It set out its negotiating position on reforming the EU emissions trading scheme (EUETS) in a consultation document published on Wednesday. It supports most of the reforms proposed by the European Commission in January, but takes a tough line against moves to require a fifth of the revenue raised from auctioning allowances to be spent on climate policies.
“Hypothecation is an inefficient means of determining public expenditure priorities,” says the document. The proposals “would contravene the government’s principles on the sound management of public finances as well as the UK’s position on subsidiarity.”
The government is also opposed to giving poorer member states a bigger share of auctioning revenue.

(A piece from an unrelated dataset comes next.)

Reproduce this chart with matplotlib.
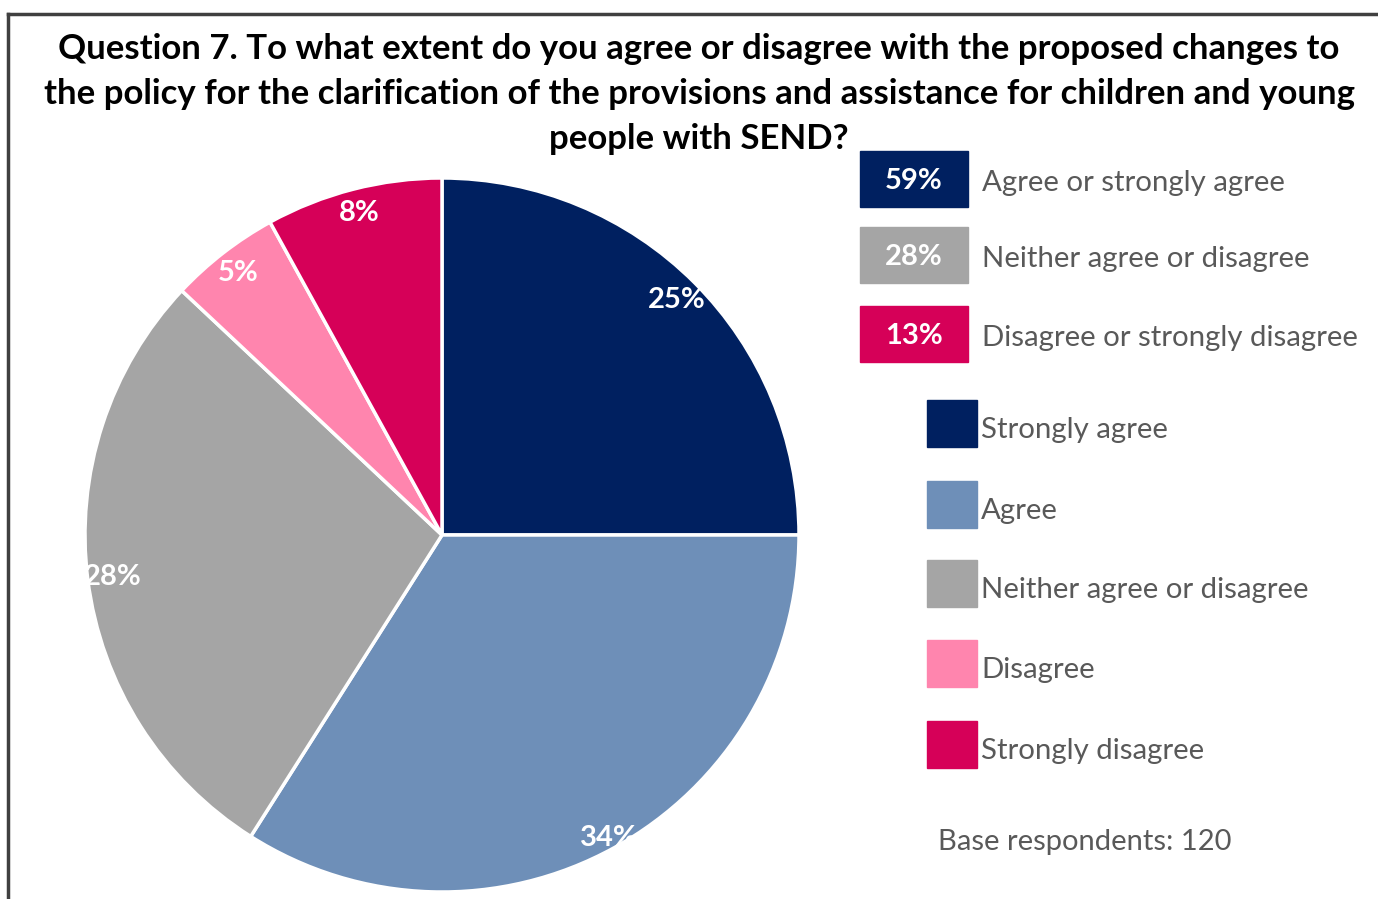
import matplotlib.pyplot as plt
from matplotlib.patches import Rectangle

W, H = 1378, 899

# data
labels = ['Strongly agree', 'Agree', 'Neither agree or disagree', 'Disagree', 'Strongly disagree']
values = [25, 34, 28, 5, 8]
colors = ['#002060', '#6E8FB8', '#A5A5A5', '#FF85AE', '#D60058']

summary_labels = ['Agree or strongly agree', 'Neither agree or disagree', 'Disagree or strongly disagree']
summary_values = [59, 28, 13]
summary_colors = ['#002060', '#A5A5A5', '#D60058']

title = ('Question 7. To what extent do you agree or disagree with the proposed changes to\n'
         'the policy for the clarification of the provisions and assistance for children and young\n'
         'people with SEND?')
base_text = 'Base respondents: 120'

plt.rcParams['font.family'] = ['Lato', 'DejaVu Sans']
text_grey = '#595959'

fig = plt.figure(figsize=(W / 100, H / 100), dpi=100)


def fx(x):
    return x / W


def fy(y):
    return 1 - y / H


# border (left and top visible)
fig.add_artist(plt.Line2D([fx(8), fx(8)], [fy(14), 0], color='#404040', lw=2.5))
fig.add_artist(plt.Line2D([fx(8), 1], [fy(14), fy(14)], color='#404040', lw=2.5))

fig.text(fx(699), fy(94), title, ha='center', va='center', fontsize=25,
         fontweight='bold', linespacing=1.5, color='black')

# pie
cx, cy, r = 442, 535, 357
ax = fig.add_axes([fx(cx - r), fy(cy + r), 2 * r / W, 2 * r / H])
wedges, texts = ax.pie(values, colors=colors, startangle=90, counterclock=False,
                       labels=[f'{v}%' for v in values], labeldistance=0.93,
                       wedgeprops=dict(edgecolor='white', linewidth=2.5),
                       textprops=dict(color='white', fontsize=21, fontweight='bold'))
# the 34% label sits a little further out in the original
label_dist = [0.93, 0.97, 0.93, 0.93, 0.93]
for t, d in zip(texts, label_dist):
    x, y = t.get_position()
    t.set_position((x * d / 0.93, y * d / 0.93))
    t.set_ha('center')
    t.set_va('center')
ax.set_xlim(-1, 1)
ax.set_ylim(-1, 1)
ax.set_aspect('auto')
ax.axis('off')

# summary legend
box_tops = [151, 227, 306]
for top, v, lab, c in zip(box_tops, summary_values, summary_labels, summary_colors):
    fig.add_artist(Rectangle((fx(860), fy(top + 56)), 108 / W, 56 / H, color=c))
    fig.text(fx(914), fy(top + 30), f'{v}%', ha='center', va='center', color='white',
             fontsize=21, fontweight='bold')
    fig.text(fx(982), fy(top + 32), lab, ha='left', va='center', color=text_grey, fontsize=21.2)

# category legend
sq_tops = [400, 481, 560, 640, 721]
for top, lab, c in zip(sq_tops, labels, colors):
    fig.add_artist(Rectangle((fx(927), fy(top + 47)), 50 / W, 47 / H, color=c))
    fig.text(fx(981), fy(top + 30), lab, ha='left', va='center', color=text_grey, fontsize=21.2)

fig.text(fx(938), fy(842), base_text, ha='left', va='center', color=text_grey, fontsize=21)

fig.savefig('out.png', dpi=100)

Another sticking point is the Commission’s role in setting the level of auctioning. The UK wants Brussels to set a minimum level of auctioning leaving individual countries free to go beyond that on a sector by sector basis.

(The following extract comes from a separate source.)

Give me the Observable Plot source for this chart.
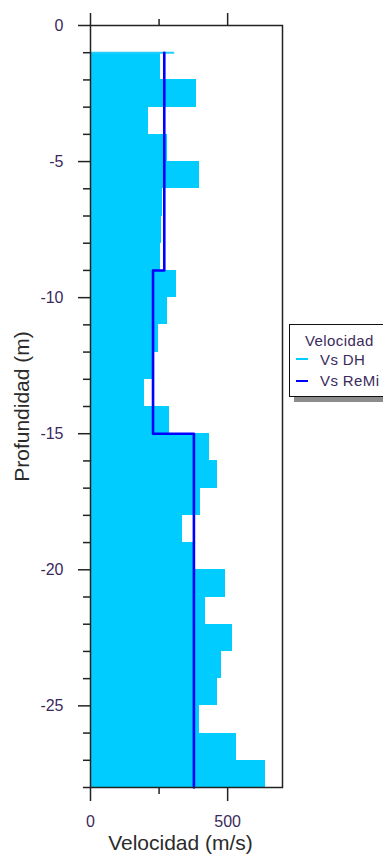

The UK welcomes the planned expansion of the scheme to other sectors and gases, but opposes the inclusion of the aluminium sector because it is exposed to international competition and has limited opportunities to pass on the cost of carbon. On the other hand the government wants to see methane emissions from active coal mines included in the scheme.
Other issues that feature in the document include cap setting, linking to foreign trading schemes, the use of project credits and monitoring, reporting and verification. The government has yet to reach a view on many of these issues.
Negotiations between member states, the Commission and the European Parliament are expected to last into 2009, with the reforms coming into force from 2013.